↓

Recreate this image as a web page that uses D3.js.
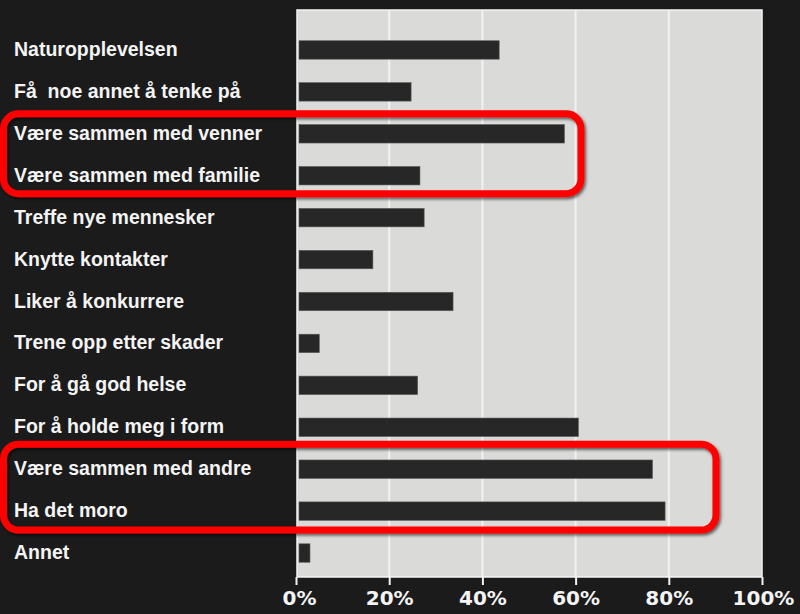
<!DOCTYPE html>
<html><head><meta charset="utf-8">
<script src="https://cdn.jsdelivr.net/npm/d3@7"></script>
<style>
html,body{margin:0;padding:0;background:#1b1b1b;}
svg{display:block;}
</style></head>
<body>
<svg id="chart" width="800" height="614"></svg>
<script>
const categories = [
  "Naturopplevelsen",
  "Få  noe annet å tenke på",
  "Være sammen med venner",
  "Være sammen med familie",
  "Treffe nye mennesker",
  "Knytte kontakter",
  "Liker å konkurrere",
  "Trene opp etter skader",
  "For å gå god helse",
  "For å holde meg i form",
  "Være sammen med andre",
  "Ha det moro",
  "Annet"
];
const values = [43.6, 24.7, 57.6, 26.6, 27.5, 16.5, 33.7, 5.0, 26.1, 60.6, 76.5, 79.2, 3.0];
const tickValues = [0, 20, 40, 60, 80, 100];
const tickLabels = ["0%", "20%", "40%", "60%", "80%", "100%"];
const highlightGroups = [
  ["Være sammen med venner", "Være sammen med familie"],
  ["Være sammen med andre", "Ha det moro"]
];

const svg = d3.select("#chart");
const plot = {left: 297, right: 762, top: 10, bottom: 577};

const x = d3.scaleLinear().domain([0, 100]).range([296, 762]);
const y = d3.scaleBand().domain(categories).range([29, 574]).paddingInner(0.56).paddingOuter(0.28);

// plot background
svg.append("rect")
  .attr("x", plot.left).attr("y", plot.top)
  .attr("width", plot.right - plot.left).attr("height", plot.bottom - plot.top)
  .attr("fill", "#dadad8").attr("stroke", "#f4f4f4").attr("stroke-width", 1.5);

// grid lines
svg.append("g").selectAll("line").data(tickValues.slice(1, -1)).join("line")
  .attr("x1", d => x(d)).attr("x2", d => x(d))
  .attr("y1", plot.top).attr("y2", plot.bottom)
  .attr("stroke", "#f2f2f2").attr("stroke-width", 2);

// bars
svg.append("g").selectAll("rect").data(categories).join("rect")
  .attr("x", x(0) + 3)
  .attr("y", d => y(d))
  .attr("width", (d, i) => x(values[i]) - x(0) - 3)
  .attr("height", y.bandwidth())
  .attr("fill", "#272727").attr("stroke", "#5a5a5a").attr("stroke-width", 0.6);

// category labels
svg.append("g").selectAll("text").data(categories).join("text")
  .attr("x", 14)
  .attr("y", d => y(d) + y.bandwidth() / 2 - 1)
  .attr("dy", "0.36em")
  .attr("fill", "#f4f4f4")
  .style("white-space", "pre")
  .attr("font-family", "Liberation Sans, Arial, sans-serif")
  .attr("font-size", 19.5)
  .attr("font-weight", "bold")
  .text(d => d);

// x axis
const axis = d3.axisBottom(x).tickValues(tickValues).tickFormat((d, i) => tickLabels[i]).tickSize(8).tickPadding(6);
const gx = svg.append("g").attr("transform", `translate(0,${plot.bottom})`).call(axis);
gx.select(".domain").remove();
gx.selectAll(".tick line").attr("stroke", "#f2f2f2").attr("stroke-width", 2);
gx.selectAll(".tick text")
  .attr("fill", "#f4f4f4")
  .attr("font-family", "DejaVu Sans, Verdana, sans-serif")
  .attr("font-size", 20).attr("font-weight", "bold");
gx.selectAll(".tick").filter(d => d === 100).select("text").attr("dx", 1);
gx.selectAll(".tick").filter(d => d === 0).select("text").attr("dx", 3);

// highlight boxes
const boxSpecs = [
  {group: highlightGroups[0], x0: 3.5, x1: 581, padTop: 20, padBottom: 18},
  {group: highlightGroups[1], x0: 3.5, x1: 716, padTop: 25, padBottom: 19}
];
const defs = svg.append("defs");
const f = defs.append("filter").attr("id", "sh").attr("x", "-5%").attr("y", "-20%").attr("width", "110%").attr("height", "140%");
f.append("feDropShadow").attr("dx", 1.5).attr("dy", 2).attr("stdDeviation", 1.5).attr("flood-color", "#000").attr("flood-opacity", 0.6);
boxSpecs.forEach(b => {
  const top = y(b.group[0]) + y.bandwidth() / 2 - b.padTop;
  const bottom = y(b.group[b.group.length - 1]) + y.bandwidth() / 2 + b.padBottom;
  svg.append("rect")
    .attr("x", b.x0).attr("y", top)
    .attr("width", b.x1 - b.x0).attr("height", bottom - top)
    .attr("rx", 15).attr("ry", 15)
    .attr("fill", "none").attr("stroke", "#ff0000").attr("stroke-width", 7)
    .attr("filter", "url(#sh)");
});
</script>
</body></html>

↑

Stated task: Reproduce the whole listing above word for word, but not its pictures.

Reply:
Recreate this image as a web page that uses D3.js.
<!DOCTYPE html>
<html><head><meta charset="utf-8">
<script src="https://cdn.jsdelivr.net/npm/d3@7"></script>
<style>
html,body{margin:0;padding:0;background:#1b1b1b;}
svg{display:block;}
</style></head>
<body>
<svg id="chart" width="800" height="614"></svg>
<script>
const categories = [
  "Naturopplevelsen",
  "Få  noe annet å tenke på",
  "Være sammen med venner",
  "Være sammen med familie",
  "Treffe nye mennesker",
  "Knytte kontakter",
  "Liker å konkurrere",
  "Trene opp etter skader",
  "For å gå god helse",
  "For å holde meg i form",
  "Være sammen med andre",
  "Ha det moro",
  "Annet"
];
const values = [43.6, 24.7, 57.6, 26.6, 27.5, 16.5, 33.7, 5.0, 26.1, 60.6, 76.5, 79.2, 3.0];
const tickValues = [0, 20, 40, 60, 80, 100];
const tickLabels = ["0%", "20%", "40%", "60%", "80%", "100%"];
const highlightGroups = [
  ["Være sammen med venner", "Være sammen med familie"],
  ["Være sammen med andre", "Ha det moro"]
];

const svg = d3.select("#chart");
const plot = {left: 297, right: 762, top: 10, bottom: 577};

const x = d3.scaleLinear().domain([0, 100]).range([296, 762]);
const y = d3.scaleBand().domain(categories).range([29, 574]).paddingInner(0.56).paddingOuter(0.28);

// plot background
svg.append("rect")
  .attr("x", plot.left).attr("y", plot.top)
  .attr("width", plot.right - plot.left).attr("height", plot.bottom - plot.top)
  .attr("fill", "#dadad8").attr("stroke", "#f4f4f4").attr("stroke-width", 1.5);

// grid lines
svg.append("g").selectAll("line").data(tickValues.slice(1, -1)).join("line")
  .attr("x1", d => x(d)).attr("x2", d => x(d))
  .attr("y1", plot.top).attr("y2", plot.bottom)
  .attr("stroke", "#f2f2f2").attr("stroke-width", 2);

// bars
svg.append("g").selectAll("rect").data(categories).join("rect")
  .attr("x", x(0) + 3)
  .attr("y", d => y(d))
  .attr("width", (d, i) => x(values[i]) - x(0) - 3)
  .attr("height", y.bandwidth())
  .attr("fill", "#272727").attr("stroke", "#5a5a5a").attr("stroke-width", 0.6);

// category labels
svg.append("g").selectAll("text").data(categories).join("text")
  .attr("x", 14)
  .attr("y", d => y(d) + y.bandwidth() / 2 - 1)
  .attr("dy", "0.36em")
  .attr("fill", "#f4f4f4")
  .style("white-space", "pre")
  .attr("font-family", "Liberation Sans, Arial, sans-serif")
  .attr("font-size", 19.5)
  .attr("font-weight", "bold")
  .text(d => d);

// x axis
const axis = d3.axisBottom(x).tickValues(tickValues).tickFormat((d, i) => tickLabels[i]).tickSize(8).tickPadding(6);
const gx = svg.append("g").attr("transform", `translate(0,${plot.bottom})`).call(axis);
gx.select(".domain").remove();
gx.selectAll(".tick line").attr("stroke", "#f2f2f2").attr("stroke-width", 2);
gx.selectAll(".tick text")
  .attr("fill", "#f4f4f4")
  .attr("font-family", "DejaVu Sans, Verdana, sans-serif")
  .attr("font-size", 20).attr("font-weight", "bold");
gx.selectAll(".tick").filter(d => d === 100).select("text").attr("dx", 1);
gx.selectAll(".tick").filter(d => d === 0).select("text").attr("dx", 3);

// highlight boxes
const boxSpecs = [
  {group: highlightGroups[0], x0: 3.5, x1: 581, padTop: 20, padBottom: 18},
  {group: highlightGroups[1], x0: 3.5, x1: 716, padTop: 25, padBottom: 19}
];
const defs = svg.append("defs");
const f = defs.append("filter").attr("id", "sh").attr("x", "-5%").attr("y", "-20%").attr("width", "110%").attr("height", "140%");
f.append("feDropShadow").attr("dx", 1.5).attr("dy", 2).attr("stdDeviation", 1.5).attr("flood-color", "#000").attr("flood-opacity", 0.6);
boxSpecs.forEach(b => {
  const top = y(b.group[0]) + y.bandwidth() / 2 - b.padTop;
  const bottom = y(b.group[b.group.length - 1]) + y.bandwidth() / 2 + b.padBottom;
  svg.append("rect")
    .attr("x", b.x0).attr("y", top)
    .attr("width", b.x1 - b.x0).attr("height", bottom - top)
    .attr("rx", 15).attr("ry", 15)
    .attr("fill", "none").attr("stroke", "#ff0000").attr("stroke-width", 7)
    .attr("filter", "url(#sh)");
});
</script>
</body></html>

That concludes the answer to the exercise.